The Volcanoes

19 August 2016

As you may have noticed, I've so far failed to write about my South American adventures. Fear not, I have been taking notes and I'll turn them into some coherent words soon. Today, however, I'm going to write out of sequence about the last week in Ecuador, where I've been preparing for a big climb on Saturday night.

The beautiful Cayambe was my first stop on Tuesday. Ascending to around 5150 metres, it was the perfect location to combine some acclimatisation and snow training. Well, it would've been save for the vicious wind and snow. Good bad weather training, though. I was joined by a journalist who's on a work trip writing about climbing in Ecuador. Yes, I'm sure travel writing sounds more glamorous than it actually is, but it really doesn' t sound like a tough existence. A couple of hours with crampons and ice axes going up 60 degree slopes was actually quite straightforward once we got into the rythym, although I really wish I'd worn my thermal trousers; it would've helped to stop bits going numb that really shouldn't.
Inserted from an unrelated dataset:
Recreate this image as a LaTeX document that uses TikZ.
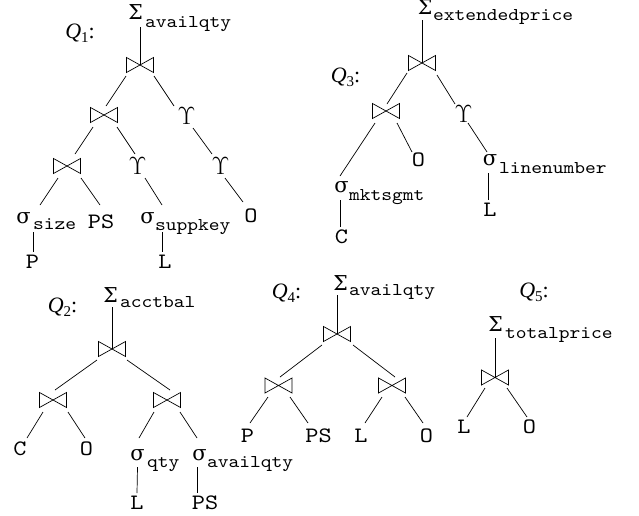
\documentclass[tikz,border=0pt]{standalone}
\usepackage{fontspec}
\setmainfont{Liberation Serif}
\newfontfamily\grk{DejaVu Serif}
\newfontfamily\cour{lmmono10-regular.otf}[FakeStretch=1.14]
\begin{document}
\begin{tikzpicture}[x=1pt,y=-1pt,
  every node/.style={inner sep=0pt,outer sep=0pt},
  bt/.style={minimum width=27pt,minimum height=15pt},
  sig/.style={font=\grk\fontsize{21}{21}\selectfont},
  bigsig/.style={font=\grk\fontsize{20.5}{20.5}\selectfont},
  ups/.style={font=\fontsize{25}{25}\selectfont},
  rel/.style={font=\cour\fontsize{22}{22}\selectfont},
  sub/.style={font=\cour\fontsize{18}{18}\selectfont,anchor=base west},
  qlab/.style={font=\fontsize{22}{22}\selectfont},
  edge/.style={line width=0.7pt}]
\useasboundingbox (0,0) rectangle (639,515);
\newcommand{\qlabel}[1]{\textit{Q}\raisebox{-4pt}{\fontsize{15}{15}\selectfont #1}:}
\newcommand{\ups}{$\Upsilon$}
% ---------- Q1 ----------
\node[qlab] (q1) at (80,33) {\qlabel{1}};
\node[bigsig] (S1) at (135.5,12.5) {Σ};
\node[sub] (S1s) at (145,27) {availqty};
\node[bt] (b1) at (140,65) {};
\node[bt] (b2) at (104,115) {};
\node[ups] (u1) at (186.5,116) {\ups};
\node[bt] (b3) at (67,166) {};
\node[ups] (u2) at (137.5,166) {\ups};
\node[ups] (u3) at (220.5,166) {\ups};
\node[sig] (g1) at (23.5,218) {σ};
\node[sub] (g1s) at (33,229) {size};
\node[rel] (ps1) at (101,221.5) {PS};
\node[sig] (g2) at (147.5,218) {σ};
\node[sub] (g2s) at (155,230) {suppkey};
\node[rel] (o1) at (251,216) {O};
\node[rel] (p1) at (32.5,262) {P};
\node[rel] (l1) at (165,262) {L};
\draw[edge] (b1.center) -- (b1.center |- S1s.base);
\draw[edge] ([shift={(-14,11)}]b1.center) -- ([shift={(2,-9)}]b2.center);
\draw[edge] ([shift={(14,11)}]b1.center) -- ([shift={(-12.5,-10)}]u1.center);
\draw[edge] ([shift={(-11,12)}]b2.center) -- ([shift={(8,-12)}]b3.center);
\draw[edge] ([shift={(13,12)}]b2.center) -- ([shift={(-2.5,-12)}]u2.center);
\draw[edge] ([shift={(6.5,12)}]u1.center) -- ([shift={(-8.5,-12)}]u3.center);
\draw[edge] ([shift={(-9,12)}]b3.center) -- ([shift={(16.5,-13)}]g1.center);
\draw[edge] ([shift={(14,12)}]b3.center) -- ([shift={(-1,-16.5)}]ps1.center);
\draw[edge] ([shift={(7.5,12)}]u2.center) -- ([shift={(14.5,-13)}]g2.center);
\draw[edge] ([shift={(4.5,12)}]u3.center) -- ([shift={(-8,-14)}]o1.center);
\draw[edge] ([shift={(9.5,14)}]g1.center) -- ([shift={(0.5,-3)}]p1.north);
\draw[edge] ([shift={(14.5,14)}]g2.center) -- ([shift={(-3,-3)}]l1.north);
% ---------- Q3 ----------
\node[qlab] (q3) at (345.5,77.5) {\qlabel{3}};
\node[bigsig] (S3) at (425,7) {Σ};
\node[sub] (S3s) at (433,20) {extendedprice};
\node[bt] (b4) at (422,63) {};
\node[bt] (b5) at (386,111) {};
\node[ups] (u4) at (463.5,114) {\ups};
\node[rel] (o3) at (418.5,160) {O};
\node[sig] (g3) at (490,160) {σ};
\node[sub] (g3s) at (499,173) {linenumber};
\node[rel] (l3) at (490,210) {L};
\node[sig] (g4) at (341.5,187.5) {σ};
\node[sub] (g4s) at (349,200) {mktsgmt};
\node[rel] (c3) at (341.5,236.5) {C};
\draw[edge] (b4.center) -- (b4.center |- S3s.base);
\draw[edge] ([shift={(-15,10)}]b4.center) -- ([shift={(1,-7)}]b5.center);
\draw[edge] ([shift={(15,12)}]b4.center) -- ([shift={(-8.5,-10)}]u4.center);
\draw[edge] ([shift={(-11,12)}]b5.center) -- ([shift={(-1.5,-11.5)}]g4.center);
\draw[edge] ([shift={(11,12)}]b5.center) -- ([shift={(-6.5,-8)}]o3.center);
\draw[edge] ([shift={(4.5,9)}]u4.center) -- ([shift={(-3,-8)}]g3.center);
\draw[edge] ([shift={(-2,13)}]g3.center) -- ([shift={(-2,-10)}]l3.center);
\draw[edge] ([shift={(-1.5,12.5)}]g4.center) -- ([shift={(-1.5,-9.5)}]c3.center);
% ---------- Q2 ----------
\node[qlab] (q2) at (62.5,307) {\qlabel{2}};
\node[bigsig] (S2) at (110.5,295) {Σ};
\node[sub] (S2s) at (120,307) {acctbal};
\node[bt] (b6) at (112,349) {};
\node[bt] (b7) at (53,400) {};
\node[bt] (b8) at (167,400) {};
\node[rel] (c2) at (20,449) {C};
\node[rel] (o2) at (86.5,449) {O};
\node[sig] (g5) at (137.5,455.5) {σ};
\node[sub] (g5s) at (147,467) {qty};
\node[sig] (g6) at (199.5,455.5) {σ};
\node[sub] (g6s) at (207,467) {availqty};
\node[rel] (l2) at (137,502.5) {L};
\node[rel] (ps2) at (205,502.5) {PS};
\draw[edge] (b6.center) -- (b6.center |- S2s.base);
\draw[edge] ([shift={(-15,11)}]b6.center) -- ([shift={(2,-10)}]b7.center);
\draw[edge] ([shift={(15,11)}]b6.center) -- ([shift={(3,-10)}]b8.center);
\draw[edge] ([shift={(-10,12)}]b7.center) -- ([shift={(7,-11)}]c2.center);
\draw[edge] ([shift={(15,12)}]b7.center) -- ([shift={(-1.5,-11)}]o2.center);
\draw[edge] ([shift={(-13,12)}]b8.center) -- ([shift={(1.5,-17.5)}]g5.center);
\draw[edge] ([shift={(13,12)}]b8.center) -- ([shift={(-2.5,-17.5)}]g6.center);
\draw[edge] ([shift={(0,11.5)}]g5.center) -- ([shift={(0,-9.5)}]l2.center);
\draw[edge] ([shift={(-2.5,11.5)}]g6.center) -- ([shift={(-8,-9.5)}]ps2.center);
% ---------- Q4 ----------
\node[qlab] (q4) at (286.5,293) {\qlabel{4}};
\node[bigsig] (S4) at (340.5,283) {Σ};
\node[sub] (S4s) at (349,295) {availqty};
\node[bt] (b9) at (337,334) {};
\node[bt] (b10) at (278.5,385.5) {};
\node[bt] (b11) at (392,385.5) {};
\node[rel] (p4) at (247.5,436) {P};
\node[rel] (ps4) at (318.5,435.5) {PS};
\node[rel] (l4) at (361,435.5) {L};
\node[rel] (o4) at (426.5,435.5) {O};
\draw[edge] (b9.center) -- (b9.center |- S4s.base);
\draw[edge] ([shift={(-15,11)}]b9.center) -- ([shift={(1.5,-8.5)}]b10.center);
\draw[edge] ([shift={(16,11)}]b9.center) -- ([shift={(3,-8.5)}]b11.center);
\draw[edge] ([shift={(-10.5,11.5)}]b10.center) -- ([shift={(2.5,-13)}]p4.center);
\draw[edge] ([shift={(11.5,11.5)}]b10.center) -- ([shift={(-10.5,-12.5)}]ps4.center);
\draw[edge] ([shift={(-10,11.5)}]b11.center) -- ([shift={(4,-12.5)}]l4.center);
\draw[edge] ([shift={(13,11.5)}]b11.center) -- ([shift={(-3.5,-12.5)}]o4.center);
% ---------- Q5 ----------
\node[qlab] (q5) at (534,292.5) {\qlabel{5}};
\node[bigsig] (S5) at (495.5,324.5) {Σ};
\node[sub] (S5s) at (505,338) {totalprice};
\node[bt] (b12) at (495,377.5) {};
\node[rel] (l5) at (464,426.5) {L};
\node[rel] (o5) at (529.5,426.5) {O};
\draw[edge] (b12.center) -- (b12.center |- S5s.base);
\draw[edge] ([shift={(-10,10.5)}]b12.center) -- ([shift={(3,-9.5)}]l5.center);
\draw[edge] ([shift={(12,10.5)}]b12.center) -- ([shift={(-2.5,-9.5)}]o5.center);
% ---------- bowties ----------
\foreach \n in {b1,b2,b3,b4,b5,b6,b7,b8,b9,b10,b11,b12}
  \draw[edge] (\n.north west) -- (\n.south east) -- (\n.north east) -- (\n.south west) -- cycle;
\end{tikzpicture}
\end{document}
Next stop was Ruminawi. At 4730 metres, it was my biggest climb so far (we got a 4x4 most of the way up Cayambe). It was all quite straightforward until the last 300 metres or so, with some scree slopes and then some rock scrambling at the top. We were rewarded with a condor coming to see what we were up to, sweeping down into the valley below when it got bored of us.

Thursday saw an aborted attempt of Illianiz North. A shame, but the weather had better ideas about our climb than us. We did get to the refuge at 4700 metres but a combination of the bad weather and quite a slow pace meant we just enjoyed a nice cuppa in the refuge before heading back down, witnessing some stunning views on the way.

I'm currently sat in the refuge on Cotopaxi, where we're spending an hour at 4860 metres drinking hot chocolate for a final bit of acclimatisation ahead of tomorrow night. I'm feeling good, so fingers crossed I've done enough...

After the climb on Sunday I'll be heading straight to the coast for a bit of doing absolutely nothing for the final week before the trip comes to an end with the flight back to London.